You know well that these very hands have served my needs and my companions. In every way I have shown you that by hard work of that sort we must help the weak, and keep in mind the words of the Lord Jesus who himself said, “It is more blessed to give than to receive.”
Paul spent long hours with some of Jesus’ disciples. Imagine the questions that he asked, and the stories that he heard. He must have heard some of what Jesus said at the last supper, in the upper room, moments before he was arrested on the Mount of Olives. This moment might have felt like that to him.
When he had finished speaking he knelt down and prayed with them all. They were all weeping loudly as they threw their arms around Paul and kissed him, for they were deeply distressed that he had said they would never see his face again.
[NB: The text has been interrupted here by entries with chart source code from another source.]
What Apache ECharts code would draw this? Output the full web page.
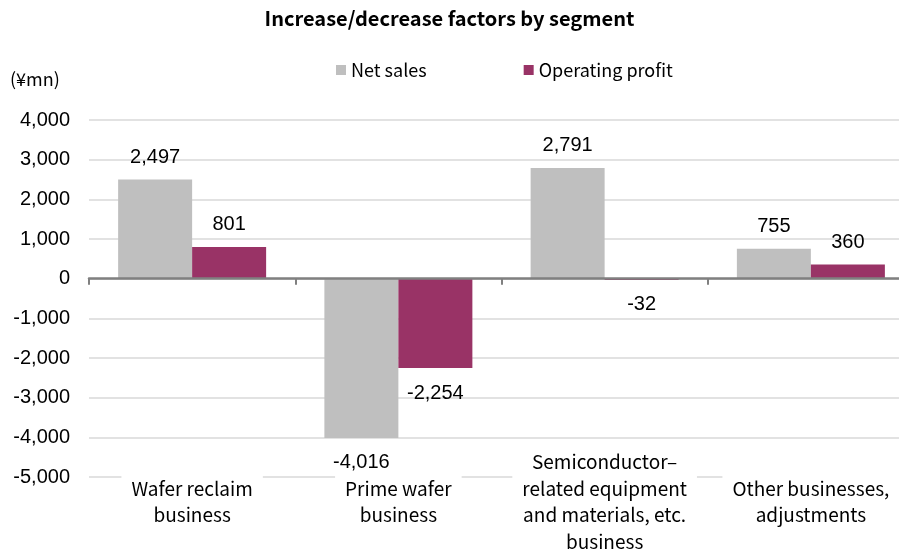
<!DOCTYPE html>
<html>
<head>
<meta charset="utf-8">
<title>Increase/decrease factors by segment</title>
<script src="https://cdn.jsdelivr.net/npm/echarts@6/dist/echarts.min.js"></script>
<style>
  html, body { margin: 0; padding: 0; background: #fff; }
  #chart { width: 899px; height: 553px; }
</style>
</head>
<body>
<div id="chart"></div>
<script>
  // data
  var categories = [
    'Wafer reclaim\nbusiness',
    'Prime wafer\nbusiness',
    'Semiconductor–\nrelated equipment\nand materials, etc.\nbusiness',
    'Other businesses,\nadjustments'
  ];
  var netSales = [2497, -4016, 2791, 755];
  var operatingProfit = [801, -2254, -32, 360];
  var yTicks = [-5000, -4000, -3000, -2000, -1000, 0, 1000, 2000, 3000, 4000];

  var jpFont = '"Noto Sans CJK JP", "Noto Sans", sans-serif';
  var numFont = '"Liberation Sans", Arial, sans-serif';

  // labels above positive bars, below negative ones
  function withLabels(values) {
    return values.map(function (v) {
      return {
        value: v,
        label: v < 0 ? { position: 'bottom', distance: 15 } : { position: 'top', distance: 12 }
      };
    });
  }

  var myChart = echarts.init(document.getElementById('chart'));
  var option = {
    backgroundColor: '#fff',
    animation: false,
    title: {
      text: 'Increase/decrease factors by segment',
      left: 'center',
      top: 3,
      textStyle: { fontFamily: jpFont, fontSize: 20, fontWeight: 'bold', color: '#000' }
    },
    legend: {
      data: ['Net sales', 'Operating profit'],
      left: 331,
      top: 56,
      itemWidth: 10,
      itemHeight: 10,
      itemGap: 97,
      icon: 'rect',
      textStyle: { fontFamily: jpFont, fontSize: 18, color: '#000' }
    },
    graphic: [{
      type: 'text',
      left: 10,
      top: 70,
      style: { text: '(¥mn)', font: '18px ' + jpFont, fill: '#000' }
    }],
    grid: { left: 89, right: -15, top: 120, bottom: 76, outerBoundsMode: 'none' },
    xAxis: [
      {
        type: 'category',
        data: categories,
        axisLine: { onZero: true, lineStyle: { color: '#808080', width: 2.5 } },
        axisTick: { show: true, length: 6, lineStyle: { color: '#808080', width: 2 } },
        axisLabel: { show: false },
        z: 4
      },
      {
        type: 'category',
        data: categories,
        position: 'bottom',
        axisLine: { show: false, onZero: false },
        axisTick: { show: false },
        z: 3,
        axisLabel: {
          interval: 0,
          margin: 25,
          verticalAlign: 'middle',
          fontFamily: jpFont,
          fontSize: 19,
          lineHeight: 26.5,
          color: '#000',
          backgroundColor: '#fff',
          padding: [2, 10]
        }
      }
    ],
    yAxis: {
      type: 'value',
      min: yTicks[0],
      max: yTicks[yTicks.length - 1],
      interval: 1000,
      axisLine: { show: false },
      axisTick: { show: false },
      splitLine: { lineStyle: { color: '#d9d9d9', width: 1.5 } },
      axisLabel: {
        margin: 19,
        fontFamily: numFont,
        fontSize: 20,
        color: '#000',
        formatter: function (v) { return v.toLocaleString('en-US'); }
      }
    },
    series: [
      {
        name: 'Net sales',
        type: 'bar',
        barWidth: 74,
        barGap: '0%',
        itemStyle: { color: '#bfbfbf' },
        label: {
          show: true,
          fontFamily: numFont,
          fontSize: 20,
          color: '#000',
          formatter: function (p) { return p.value.toLocaleString('en-US'); }
        },
        data: withLabels(netSales)
      },
      {
        name: 'Operating profit',
        type: 'bar',
        barWidth: 74,
        barGap: '0%',
        itemStyle: { color: '#993366' },
        label: {
          show: true,
          fontFamily: numFont,
          fontSize: 20,
          color: '#000',
          formatter: function (p) { return p.value.toLocaleString('en-US'); }
        },
        data: withLabels(operatingProfit)
      }
    ]
  };
  myChart.setOption(option);
</script>
</body>
</html>
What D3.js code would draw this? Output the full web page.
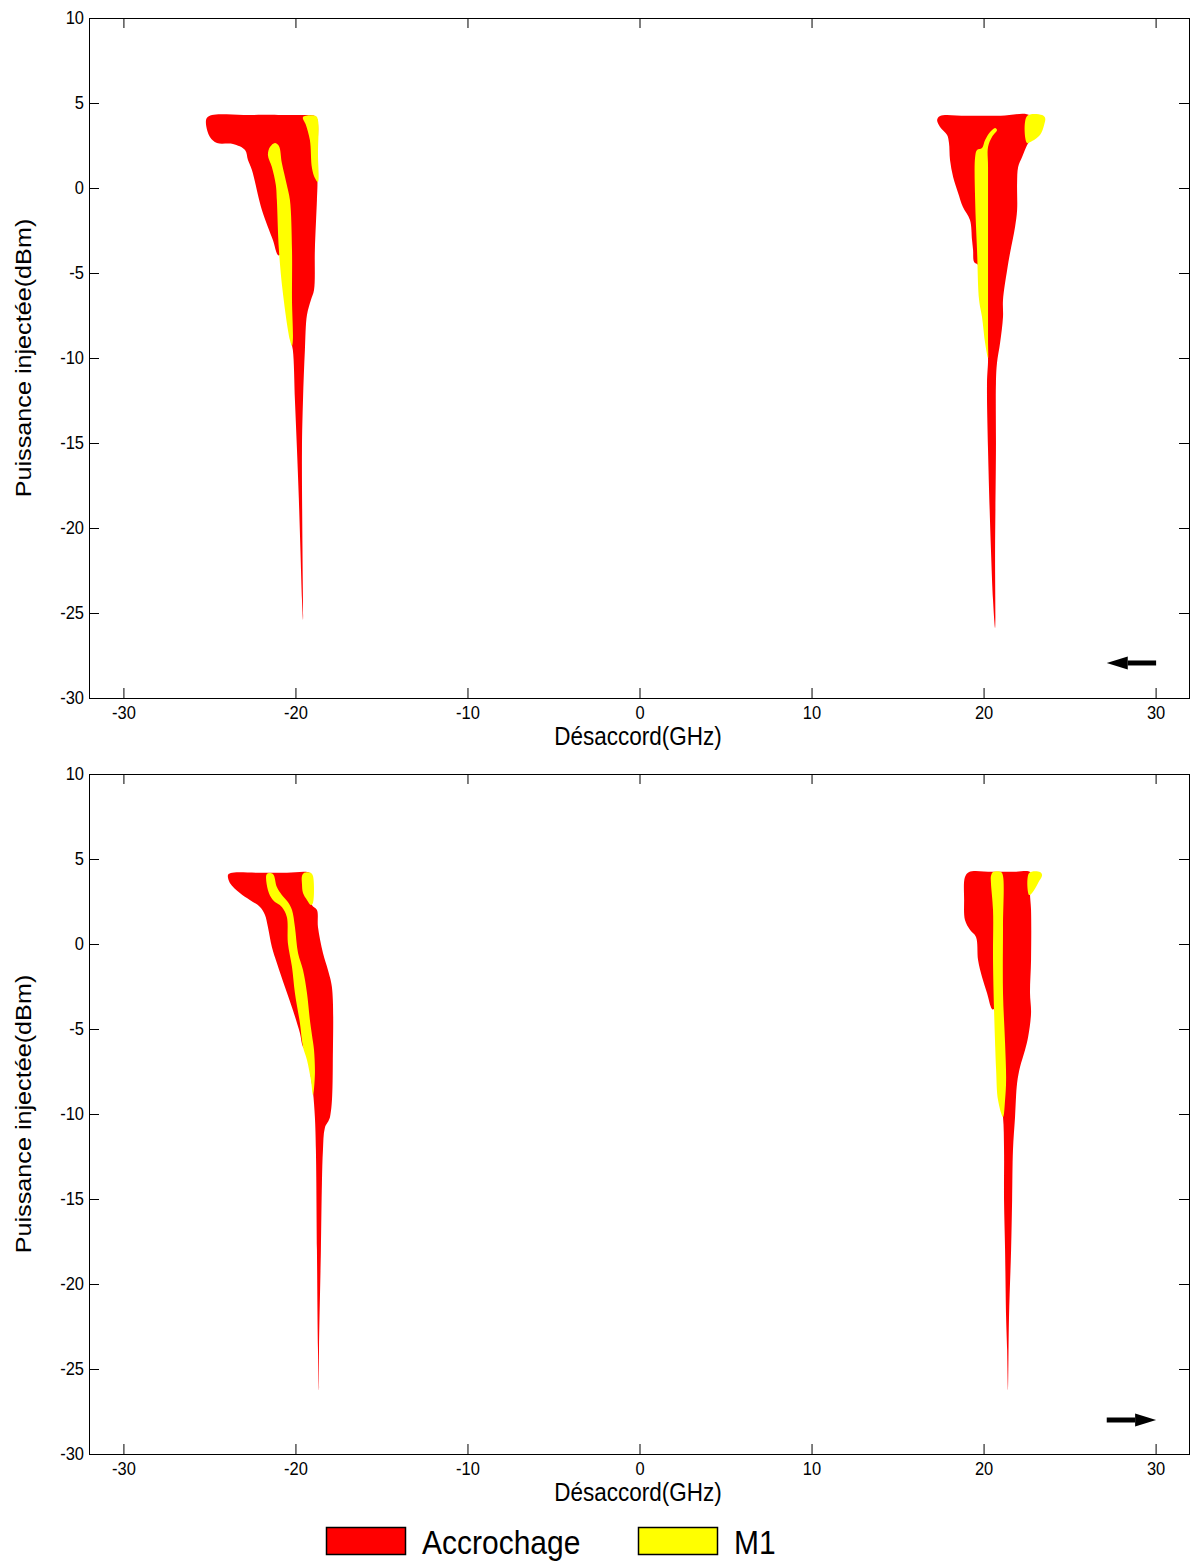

I want to learn both sides of this grieving, to pour out my sadness at leaving, and pour out my sadness at being left. Nothing in my life’s education has purposely taught me how. What is wrong with us adults who seem to think we’ll live forever, who don’t practice the weeping of goodbye and don’t teach our kids about it either?
I think I know one thing: we haven’t learned how to juggle two contradictory events, but think we are required to pick either-or. So we don’t juggle thoughts of our life full of plans, emotions and thousands of heartbeats with imaginings of our unpredictable but certain death. Worse, we call ourselves or others either maudlin or morbid when we dwell too much on one or the other. Hearing the judgment, we keep this confusion to ourselves.
Far better to watch Jesus. As he is about to die he asks his Father to “consecrate them in the truth.”
Your word is truth. As you sent me into the world, so I sent them into the world. And I consecrate myself for them, so that they also may be consecrated in truth.